# Dataset content
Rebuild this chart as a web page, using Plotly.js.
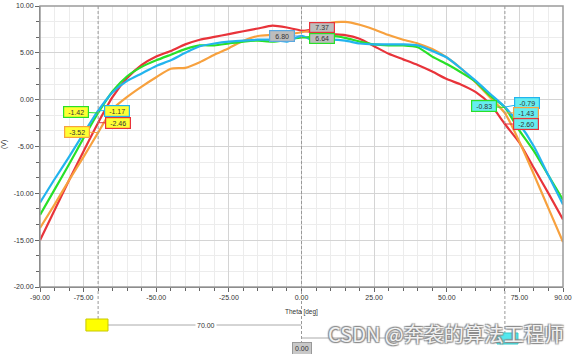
<!DOCTYPE html>
<html>
<head>
<meta charset="utf-8">
<script src="https://cdn.plot.ly/plotly-3.0.1.min.js"></script>
<style>html,body{margin:0;padding:0;background:#fff;}#chart{width:576px;height:354px;}</style>
</head>
<body>
<div id="chart"></div>
<script>
const theta = [-90,-85,-80,-75,-70,-65,-60,-55,-50,-45,-40,-35,-30,-25,-20,-15,-10,-5,0,5,10,15,20,25,30,35,40,45,50,55,60,65,70,75,80,85,90];
const redVals = [-15.0,-11.8,-8.6,-5.5,-2.46,0.3,2.3,3.7,4.6,5.2,5.9,6.4,6.7,7.0,7.3,7.6,7.9,7.7,7.37,7.2,7.0,6.9,6.5,5.7,4.9,4.3,3.7,3.0,2.2,1.6,0.8,-0.5,-2.60,-4.6,-7.3,-10.0,-12.8];
const orangeVals = [-13.7,-11.2,-8.6,-6.1,-3.52,-1.0,0.3,1.4,2.4,3.3,3.4,4.0,4.8,5.5,6.3,6.8,6.9,7.0,7.2,7.6,8.2,8.3,8.0,7.5,6.9,6.4,6.0,5.4,4.5,3.3,1.8,0.2,-1.43,-4.5,-8.0,-11.6,-15.2];
const greenVals = [-12.3,-9.6,-6.9,-4.1,-1.42,0.9,2.5,3.5,4.2,4.8,5.4,5.8,5.8,6.0,6.2,6.3,6.2,6.4,6.64,6.7,6.8,6.6,6.2,5.9,5.8,5.8,5.6,4.6,3.8,2.9,1.9,0.4,-0.83,-3.3,-5.5,-8.1,-10.7];
const cyanVals = [-11.0,-8.5,-6.1,-3.6,-1.17,0.8,2.0,2.8,3.6,4.2,5.0,5.7,6.0,6.2,6.3,6.4,6.4,6.2,6.80,6.2,6.4,6.3,6.0,5.9,5.9,5.9,5.8,5.2,4.5,3.3,2.0,0.6,-0.79,-2.6,-5.0,-8.1,-11.2];
const xTicks = [-90,-75,-50,-25,0,25,50,75,90];
const yTicks = [-20,-15,-10,-5,0,5,10];
const markerLeft = -70, markerCenter = 0, markerRight = 70;
const sliderLabel = "70.00", centerLabel = "0.00";

const colors = {red:'#e8333a', orange:'#f7a13e', green:'#28e028', cyan:'#22b4ee'};
const series = [
  {name:'red', y:redVals, c:colors.red},
  {name:'orange', y:orangeVals, c:colors.orange},
  {name:'green', y:greenVals, c:colors.green},
  {name:'cyan', y:cyanVals, c:colors.cyan}
];
const traces = series.map(s => ({x:theta, y:s.y, type:'scatter', mode:'lines', line:{color:s.c, width:2.2, shape:'spline', smoothing:0.6}, hoverinfo:'skip'}));

const L=40, R=13, T=6, B=67, W=576, H=354;
const pw = W-L-R, ph = H-T-B;
function px(p){ return (p - L)/pw; }
function py(p){ return (H-B - p)/ph; }

function valAt(arr, t){ return arr[theta.indexOf(t)]; }
const F = {family:'Liberation Sans, Arial, sans-serif', size:7, color:'#333'};
function lab(t, arr, ax, ay, bg, bc, h){
  const v = valAt(arr, t);
  return {x:t, y:v, xref:'x', yref:'y', text:v.toFixed(2), showarrow:true, arrowhead:0, arrowwidth:1, arrowcolor:bc, ax:ax, ay:ay,
    width:22, height:h || 8, bgcolor:bg, bordercolor:bc, borderwidth:1.2, borderpad:1, font:F};
}
const yel = '#ffff33', cy = '#66eef0', gr = '#bdbdbd';
const annotations = [
  lab(markerLeft, greenVals, -22, -1, yel, colors.green),
  lab(markerLeft, cyanVals, 19, 0, yel, colors.cyan),
  lab(markerLeft, redVals, 20, 0, yel, colors.red),
  lab(markerLeft, orangeVals, -21, -1, yel, colors.orange),
  lab(markerRight, greenVals, -21, -1, cy, colors.green),
  lab(markerRight, cyanVals, 22, -4, cy, colors.cyan),
  lab(markerRight, orangeVals, 21, -0.5, cy, colors.orange),
  lab(markerRight, redVals, 21, 0, cy, colors.red),
  lab(markerCenter, cyanVals, -20, 0, gr, '#5aa8e0'),
  lab(markerCenter, redVals, 20, -3, gr, colors.red, 7),
  lab(markerCenter, greenVals, 20, 1, gr, colors.green, 7),
  {x:0.5, y:py(312), xref:'paper', yref:'paper', xanchor:'center', yanchor:'middle', text:'Theta [deg]', showarrow:false, font:{family:F.family, size:6.5, color:'#333'}},
  {x:-33, y:py(325), xref:'x', yref:'paper', xanchor:'center', yanchor:'middle', text:sliderLabel, showarrow:false, bgcolor:'#fff', font:F},
  {x:0, y:py(348), xref:'x', yref:'paper', xanchor:'center', yanchor:'middle', text:centerLabel, showarrow:false, bgcolor:'#c8c8c8', bordercolor:'#999', borderwidth:1, borderpad:2, font:F},
  {x:px(4), y:py(145), xref:'paper', yref:'paper', xanchor:'center', yanchor:'middle', text:'(V)', textangle:-90, showarrow:false, font:F},
  {x:px(446), y:py(333), xref:'paper', yref:'paper', xanchor:'center', yanchor:'middle', text:'CSDN @奔袭的算法工程师', showarrow:false,
   font:{family:'Noto Sans CJK SC, sans-serif', size:20, color:'rgba(255,255,255,0.9)', shadow:'1px 1px 1px #888, -1px -1px 1px #888, 1px -1px 1px #888, -1px 1px 1px #888'}}
];

const dash = {color:'#999', width:1, dash:'3px,2px'};
const shapes = [
  {type:'line', xref:'x', yref:'paper', x0:markerLeft, x1:markerLeft, y0:1, y1:py(319), line:dash},
  {type:'line', xref:'x', yref:'paper', x0:markerCenter, x1:markerCenter, y0:1, y1:py(343), line:dash},
  {type:'line', xref:'x', yref:'paper', x0:markerRight, x1:markerRight, y0:1, y1:py(334), line:dash},
  {type:'line', xref:'x', yref:'paper', x0:-66.6, x1:0, y0:py(325), y1:py(325), line:{color:'#aaa', width:1}},
  {type:'rect', xref:'x', yref:'paper', x0:-74.2, x1:-66.6, y0:py(319), y1:py(331), fillcolor:'#ffff00', line:{color:'#c8c800', width:1}},
  {type:'line', xref:'x', yref:'paper', x0:0, x1:67.3, y0:py(338), y1:py(338), line:{color:'#aaa', width:1}},
  {type:'rect', xref:'x', yref:'paper', x0:67.3, x1:74.5, y0:py(333), y1:py(344), fillcolor:'#55e8ee', line:{color:'#3cc', width:1}},
  {type:'rect', xref:'paper', yref:'paper', x0:0, x1:1, y0:0, y1:1, line:{color:'#9a9a9a', width:1.5}, fillcolor:'rgba(0,0,0,0)', layer:'above'}
];

const layout = {
  width:W, height:H, margin:{l:L, r:R, t:T, b:B}, showlegend:false,
  paper_bgcolor:'#fff', plot_bgcolor:'#fff',
  xaxis:{range:[-90,90], tickvals:xTicks, ticktext:xTicks.map(v=>v.toFixed(2)), showgrid:true, gridcolor:'#d4d4d4', gridwidth:1,
    zeroline:false, showline:true, linecolor:'#666', linewidth:1, ticks:'outside', ticklen:4, tickcolor:'#666', tickfont:F,
    minor:{dtick:5, tick0:0, showgrid:true, gridcolor:'#ececec', ticks:'outside', ticklen:3, tickcolor:'#666'}},
  yaxis:{range:[-20,10], tickvals:yTicks, ticktext:yTicks.map(v=>v.toFixed(2)), showgrid:true, gridcolor:'#d4d4d4', gridwidth:1,
    zeroline:false, showline:true, linecolor:'#666', linewidth:1, ticks:'outside', ticklen:4, tickcolor:'#666', tickfont:F,
    minor:{dtick:5/3, tick0:0, showgrid:true, gridcolor:'#ececec', ticks:'outside', ticklen:3, tickcolor:'#666'}},
  annotations:annotations, shapes:shapes
};
Plotly.newPlot('chart', traces, layout, {displayModeBar:false, staticPlot:true});
</script>
</body>
</html>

# Problem requirements
Exactly restate the lines from the beginning of the data through the line with "(H-B - p)/ph;", and no others, keeping pictures out.

# Task response
Rebuild this chart as a web page, using Plotly.js.
<!DOCTYPE html>
<html>
<head>
<meta charset="utf-8">
<script src="https://cdn.plot.ly/plotly-3.0.1.min.js"></script>
<style>html,body{margin:0;padding:0;background:#fff;}#chart{width:576px;height:354px;}</style>
</head>
<body>
<div id="chart"></div>
<script>
const theta = [-90,-85,-80,-75,-70,-65,-60,-55,-50,-45,-40,-35,-30,-25,-20,-15,-10,-5,0,5,10,15,20,25,30,35,40,45,50,55,60,65,70,75,80,85,90];
const redVals = [-15.0,-11.8,-8.6,-5.5,-2.46,0.3,2.3,3.7,4.6,5.2,5.9,6.4,6.7,7.0,7.3,7.6,7.9,7.7,7.37,7.2,7.0,6.9,6.5,5.7,4.9,4.3,3.7,3.0,2.2,1.6,0.8,-0.5,-2.60,-4.6,-7.3,-10.0,-12.8];
const orangeVals = [-13.7,-11.2,-8.6,-6.1,-3.52,-1.0,0.3,1.4,2.4,3.3,3.4,4.0,4.8,5.5,6.3,6.8,6.9,7.0,7.2,7.6,8.2,8.3,8.0,7.5,6.9,6.4,6.0,5.4,4.5,3.3,1.8,0.2,-1.43,-4.5,-8.0,-11.6,-15.2];
const greenVals = [-12.3,-9.6,-6.9,-4.1,-1.42,0.9,2.5,3.5,4.2,4.8,5.4,5.8,5.8,6.0,6.2,6.3,6.2,6.4,6.64,6.7,6.8,6.6,6.2,5.9,5.8,5.8,5.6,4.6,3.8,2.9,1.9,0.4,-0.83,-3.3,-5.5,-8.1,-10.7];
const cyanVals = [-11.0,-8.5,-6.1,-3.6,-1.17,0.8,2.0,2.8,3.6,4.2,5.0,5.7,6.0,6.2,6.3,6.4,6.4,6.2,6.80,6.2,6.4,6.3,6.0,5.9,5.9,5.9,5.8,5.2,4.5,3.3,2.0,0.6,-0.79,-2.6,-5.0,-8.1,-11.2];
const xTicks = [-90,-75,-50,-25,0,25,50,75,90];
const yTicks = [-20,-15,-10,-5,0,5,10];
const markerLeft = -70, markerCenter = 0, markerRight = 70;
const sliderLabel = "70.00", centerLabel = "0.00";

const colors = {red:'#e8333a', orange:'#f7a13e', green:'#28e028', cyan:'#22b4ee'};
const series = [
  {name:'red', y:redVals, c:colors.red},
  {name:'orange', y:orangeVals, c:colors.orange},
  {name:'green', y:greenVals, c:colors.green},
  {name:'cyan', y:cyanVals, c:colors.cyan}
];
const traces = series.map(s => ({x:theta, y:s.y, type:'scatter', mode:'lines', line:{color:s.c, width:2.2, shape:'spline', smoothing:0.6}, hoverinfo:'skip'}));

const L=40, R=13, T=6, B=67, W=576, H=354;
const pw = W-L-R, ph = H-T-B;
function px(p){ return (p - L)/pw; }
function py(p){ return (H-B - p)/ph; }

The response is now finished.